The stale resources in AWS will timeout themselves so you will stop paying for them after 5 minutes of inactivity and they should be cleaned up automatically next time you use dask-cloudprovider.

deeplook commented 4 years ago

Cool. I've already lost some money on dask-ec2 before. ;) Looking at https://formulae.brew.sh/formula/awscli#default I see that awscli 2 requires Python 3.8. Is that so? You haven't mentioned it above.

jacobtomlinson commented 4 years ago

I've already lost some money on dask-ec2 before.

Yeah this is a hard balance to strike and we've been discussing it recently. I appreciate this is a bit of a tangent but I'd be interested in your view on what the Dask maintainer's responsibility is here.

We create tools to make spinning up cloud resources easy. The drawback of this is that this can cost folks money, and if the tool breaks the user has to quickly understand what was created and how to make it stop. Fargate pricing means that if all tasks stop the cost stops, so we can add timeouts and hopefully folks wont run up a bill.

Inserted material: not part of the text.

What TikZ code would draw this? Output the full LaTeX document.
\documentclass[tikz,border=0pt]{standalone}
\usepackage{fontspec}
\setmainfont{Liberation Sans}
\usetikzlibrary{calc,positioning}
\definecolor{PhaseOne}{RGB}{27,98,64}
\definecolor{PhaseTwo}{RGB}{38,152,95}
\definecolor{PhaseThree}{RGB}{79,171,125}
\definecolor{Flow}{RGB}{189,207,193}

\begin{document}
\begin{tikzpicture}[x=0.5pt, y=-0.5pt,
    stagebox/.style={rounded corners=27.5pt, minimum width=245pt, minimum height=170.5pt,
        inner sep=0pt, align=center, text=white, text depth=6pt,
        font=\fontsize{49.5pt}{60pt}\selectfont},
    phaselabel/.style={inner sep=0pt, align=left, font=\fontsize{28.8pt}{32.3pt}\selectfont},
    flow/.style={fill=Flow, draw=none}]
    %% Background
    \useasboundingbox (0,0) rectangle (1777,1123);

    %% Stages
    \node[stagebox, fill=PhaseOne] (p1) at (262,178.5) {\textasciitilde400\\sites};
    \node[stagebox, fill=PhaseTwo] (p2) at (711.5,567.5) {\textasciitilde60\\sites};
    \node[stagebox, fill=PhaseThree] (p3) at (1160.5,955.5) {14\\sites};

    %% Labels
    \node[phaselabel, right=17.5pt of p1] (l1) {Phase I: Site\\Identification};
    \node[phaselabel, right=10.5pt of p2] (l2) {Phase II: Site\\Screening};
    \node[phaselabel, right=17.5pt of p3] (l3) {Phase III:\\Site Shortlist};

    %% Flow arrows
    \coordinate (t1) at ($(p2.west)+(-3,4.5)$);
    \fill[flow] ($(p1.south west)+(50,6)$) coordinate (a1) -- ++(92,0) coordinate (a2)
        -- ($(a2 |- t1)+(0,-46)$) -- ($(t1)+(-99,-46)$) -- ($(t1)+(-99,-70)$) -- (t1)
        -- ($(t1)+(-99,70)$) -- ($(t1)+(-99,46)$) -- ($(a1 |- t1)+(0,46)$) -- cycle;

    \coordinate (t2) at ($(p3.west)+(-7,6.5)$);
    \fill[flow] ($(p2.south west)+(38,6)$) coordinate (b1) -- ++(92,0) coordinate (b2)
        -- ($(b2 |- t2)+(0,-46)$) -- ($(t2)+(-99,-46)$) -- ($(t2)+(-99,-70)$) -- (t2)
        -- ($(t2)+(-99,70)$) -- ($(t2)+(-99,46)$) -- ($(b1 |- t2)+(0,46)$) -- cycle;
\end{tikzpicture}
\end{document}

The downside is if you're working on a train and lose your connection the resources may get prematurely cleared up. The workaround for this is making timeouts configurable.

However other cloud services (like EC2) are less easy to time out. So some other cluster managers we create will attempt to close stuff out, but if your session dies then it is your responsibility to clear our resources.

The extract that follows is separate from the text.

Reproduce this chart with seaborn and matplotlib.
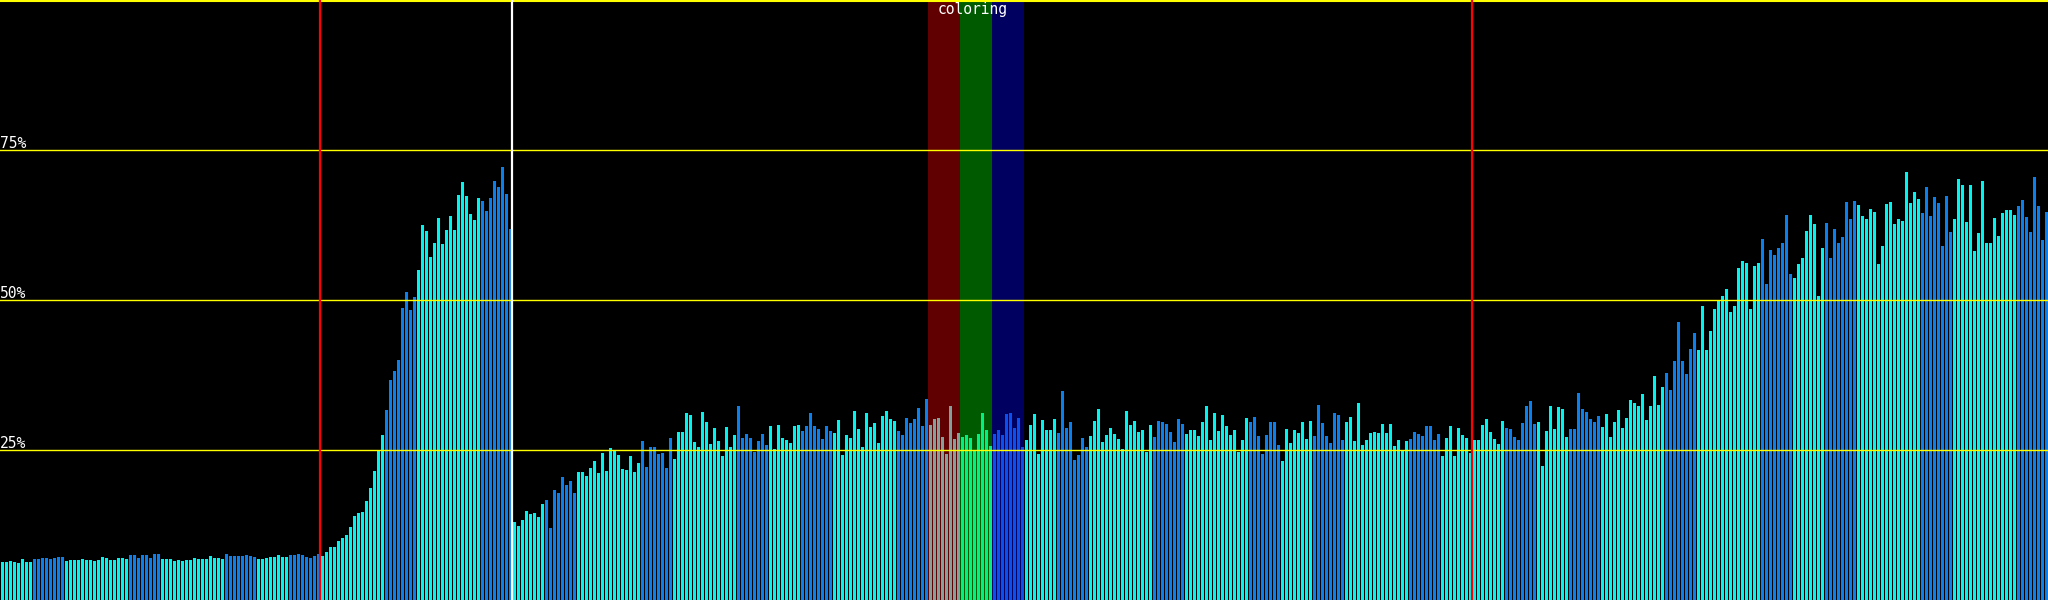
import numpy as np
import pandas as pd
import seaborn as sns
import matplotlib.pyplot as plt

# bar heights in percent, one per bar (512 bars)
values = [
    6.3, 6.3, 6.5, 6.3, 6.2, 6.8, 6.3, 6.3, 6.8, 6.8, 7.0, 7.0, 6.8, 7.0, 7.2, 7.2,
    6.5, 6.7, 6.7, 6.7, 6.8, 6.7, 6.7, 6.5, 6.7, 7.2, 7.0, 6.7, 6.7, 7.0, 7.0, 6.8,
    7.5, 7.5, 7.0, 7.5, 7.5, 7.0, 7.7, 7.7, 6.8, 6.8, 6.8, 6.5, 6.7, 6.5, 6.7, 6.7,
    7.0, 6.8, 6.8, 6.8, 7.3, 7.0, 7.0, 6.8, 7.7, 7.3, 7.3, 7.3, 7.3, 7.5, 7.3, 7.2,
    6.8, 6.8, 7.0, 7.2, 7.2, 7.5, 7.2, 7.2, 7.5, 7.5, 7.7, 7.5, 7.2, 7.0, 7.3, 7.7,
    7.3, 8.0, 8.8, 8.8, 9.8, 10.3, 10.8, 12.2, 14.0, 14.5, 14.7, 16.5, 18.7, 21.5, 24.8, 27.5,
    31.7, 36.7, 38.2, 40.0, 48.7, 51.3, 48.3, 50.5, 55.0, 62.5, 61.5, 57.2, 59.5, 63.7, 59.3, 61.7,
    64.0, 61.7, 67.5, 69.7, 67.3, 64.3, 63.3, 67.0, 66.5, 64.8, 67.0, 69.8, 68.8, 72.2, 67.7, 61.8,
    13.0, 12.3, 13.3, 14.8, 14.3, 14.5, 13.8, 16.0, 16.7, 12.0, 18.3, 17.8, 20.5, 19.2, 19.8, 17.8,
    21.3, 21.3, 20.7, 22.0, 23.2, 21.2, 24.5, 21.5, 25.3, 25.0, 24.2, 21.8, 21.7, 24.0, 21.3, 22.8,
    26.5, 22.2, 25.5, 25.5, 24.3, 24.5, 22.0, 27.0, 23.5, 28.0, 28.0, 31.2, 30.8, 26.3, 25.5, 31.3,
    29.7, 26.0, 28.7, 26.5, 24.0, 28.8, 25.5, 27.5, 32.3, 27.0, 27.7, 27.0, 24.7, 26.5, 27.7, 25.8,
    29.0, 25.2, 29.2, 27.0, 26.7, 26.2, 29.0, 29.2, 28.2, 29.0, 31.2, 29.0, 28.5, 26.8, 29.0, 28.2,
    27.8, 30.0, 24.2, 27.5, 27.0, 31.5, 28.5, 25.5, 31.2, 28.8, 29.5, 26.2, 30.7, 31.5, 30.2, 29.8,
    28.2, 27.5, 30.3, 29.5, 30.2, 32.0, 29.0, 33.5, 29.2, 30.2, 30.3, 27.2, 24.3, 32.3, 26.8, 27.8,
    27.2, 27.5, 27.0, 25.0, 27.7, 31.2, 28.3, 25.7, 27.7, 28.3, 27.5, 31.0, 31.2, 28.7, 30.3, 25.5,
    26.7, 29.2, 31.0, 24.3, 30.0, 28.3, 28.3, 30.2, 27.8, 34.8, 28.7, 29.7, 23.3, 24.2, 27.0, 25.5,
    27.3, 29.8, 31.8, 26.3, 27.5, 28.7, 27.7, 26.8, 25.2, 31.5, 29.2, 29.8, 28.0, 28.3, 24.7, 29.2,
    27.2, 29.8, 29.7, 29.3, 28.0, 26.3, 30.2, 29.3, 27.7, 28.3, 28.3, 27.3, 29.7, 32.3, 26.7, 31.2,
    28.2, 30.8, 29.0, 27.5, 28.3, 24.7, 26.7, 30.3, 29.7, 30.5, 27.3, 24.3, 27.5, 29.7, 29.7, 25.8,
    23.2, 28.5, 26.2, 28.3, 27.8, 29.7, 26.8, 29.8, 27.3, 32.5, 29.5, 27.3, 26.2, 31.2, 30.8, 26.7,
    29.7, 30.5, 26.5, 32.8, 25.8, 26.7, 27.8, 28.0, 27.8, 29.3, 27.8, 29.3, 25.7, 26.7, 25.0, 26.5,
    26.8, 28.0, 27.7, 27.3, 29.0, 29.0, 26.7, 27.7, 24.0, 27.0, 29.0, 24.0, 28.7, 27.5, 27.0, 24.5,
    26.7, 26.7, 29.2, 30.2, 28.0, 26.8, 26.0, 29.8, 28.7, 28.5, 27.2, 26.7, 29.5, 32.3, 33.2, 29.3,
    29.7, 22.3, 28.2, 32.3, 28.5, 32.2, 31.8, 27.2, 28.5, 28.5, 34.5, 31.8, 31.3, 30.2, 29.7, 30.7,
    28.8, 31.0, 27.2, 29.7, 31.7, 28.7, 30.3, 33.3, 32.8, 32.3, 34.3, 30.0, 32.3, 37.3, 32.5, 35.5,
    37.8, 35.0, 39.8, 46.3, 39.8, 37.7, 41.8, 44.5, 41.7, 49.0, 41.7, 44.8, 48.5, 49.8, 50.7, 51.8,
    48.0, 49.0, 55.3, 56.5, 56.2, 48.5, 55.7, 56.2, 60.2, 52.7, 58.3, 57.5, 58.7, 59.5, 64.2, 54.3,
    53.7, 56.0, 57.0, 61.5, 64.2, 62.7, 50.7, 58.7, 62.8, 57.0, 61.8, 59.5, 60.5, 66.3, 63.5, 66.5,
    65.8, 64.0, 63.5, 65.2, 64.7, 56.0, 59.0, 66.0, 66.3, 62.7, 63.5, 63.2, 71.3, 66.2, 68.0, 66.8,
    64.5, 68.8, 64.0, 67.2, 66.2, 59.0, 67.3, 61.3, 63.5, 70.2, 69.2, 63.0, 69.2, 58.2, 61.2, 69.8,
    59.5, 59.5, 63.7, 60.7, 64.5, 65.0, 65.0, 64.2, 65.7, 66.7, 63.8, 61.3, 70.5, 65.7, 60.0, 64.7,
]

# colour kind of each block of 8 bars (64 blocks)
block_kinds = [
    "C", "B", "C", "C", "B", "C", "C", "B",
    "C", "B", "C", "C", "B", "C", "C", "B",
    "C", "B", "C", "C", "B", "C", "C", "B",
    "C", "B", "C", "C", "B", "R", "G", "N",
    "C", "B", "C", "C", "B", "C", "C", "B",
    "C", "B", "C", "C", "B", "C", "C", "B",
    "C", "B", "C", "C", "B", "C", "C", "B",
    "C", "B", "C", "C", "B", "C", "C", "B",
]

grid_levels = [25, 50, 75]
grid_labels = ["25%", "50%", "75%"]
red_marks = [79.5, 367.5]
white_marks = [127.5]
bands = [(231.5, 239.5, "#600000"), (239.5, 247.5, "#005a00"), (247.5, 255.5, "#000060")]
band_title = "coloring"

palette = {"C": "#00f4f0", "B": "#0a80f0", "R": "#82a09c", "G": "#00f082", "N": "#0a50f0"}

df = pd.DataFrame({
    "bar": np.arange(len(values)),
    "value": values,
    "kind": [block_kinds[i // 8] for i in range(len(values))],
})

fig = plt.figure(figsize=(20.48, 6), dpi=100, facecolor="black")
ax = fig.add_axes([0, 0, 1, 1])
ax.set_facecolor("black")

for x0, x1, c in bands:
    ax.axvspan(x0, x1, color=c, lw=0, zorder=0)

sns.barplot(data=df, x="bar", y="value", hue="kind", palette=palette, dodge=False,
            width=0.75, saturation=1, linewidth=0, errorbar=None, legend=False,
            ax=ax, zorder=2)

for lvl in grid_levels:
    ax.axhline(lvl, color="#ffff00", lw=1.0, zorder=3)
ax.axhline(99.9, color="#ffff00", lw=1.5, zorder=3)
for xm in red_marks:
    ax.axvline(xm, color="#ff0000", lw=1.6, zorder=4)
for xm in white_marks:
    ax.axvline(xm, color="#ffffff", lw=1.6, zorder=4)

for lvl, lab in zip(grid_levels, grid_labels):
    ax.text(-0.5, lvl + 0.3, lab, color="white", fontsize=10.5,
            family="DejaVu Sans Mono", ha="left", va="baseline", zorder=5)
ax.text((bands[0][0] + bands[-1][1]) / 2 - 0.8, 99.6, band_title, color="white",
        fontsize=10.5, family="DejaVu Sans Mono", ha="center", va="top", zorder=5)

ax.set_xlim(-0.5, len(values) - 0.5)
ax.set_ylim(0, 100)
ax.set_xlabel("")
ax.set_ylabel("")
ax.set_xticks([])
ax.set_yticks([])
for s in ax.spines.values():
    s.set_visible(False)

fig.savefig("out.png", dpi=100, facecolor="black")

I wonder how we could best communicate this. Do we raise warnings when resources are created? Do we document and leave folks to figure it out? I'd love to hear your thoughts.

I see that awscli 2 requires Python 3.8

Honestly I have no idea. I started binder, followed the install docs and used it. I didn't check my Python version.

deeplook commented 4 years ago

We create tools to make spinning up cloud resources easy. The drawback of this is that this can cost folks money [...]

That's surely an important topic and I might have a thought or two, but I also feel this should be under a different headline. Happy to go there if it exists already...

Honestly I have no idea. I started binder, followed the install docs and used it. I didn't check my Python version.

I guess most binder repos are still on Python 3.7 and so is (the awesome) Dask tutorial repo. AWSCLI2 (installed the Amazon way described above) gives no complaints. It will be interesting to see a pip/conda-based installation once available.

In any case I'm always getting timeouts. Even when passing a threshold of 10 minutes like in cluster = FargateCluster(find_address_timeout=600) I get a timeout much earlier with a message indicating that the passed value is not respected:

OSError: Timed out trying to connect to 'tcp://3.236.190.132:8786' after 10 s:
Timed out trying to connect to 'tcp://3.236.190.132:8786' after 10 s: connect() didn't finish in time

Up to there, I can see a cluster being created (set to active), with one scheduler task (set to running) but no worker tasks or ECS instances... Passing the cluster ARN (taken from the AWS console) to ECSCluster makes no difference, BTW.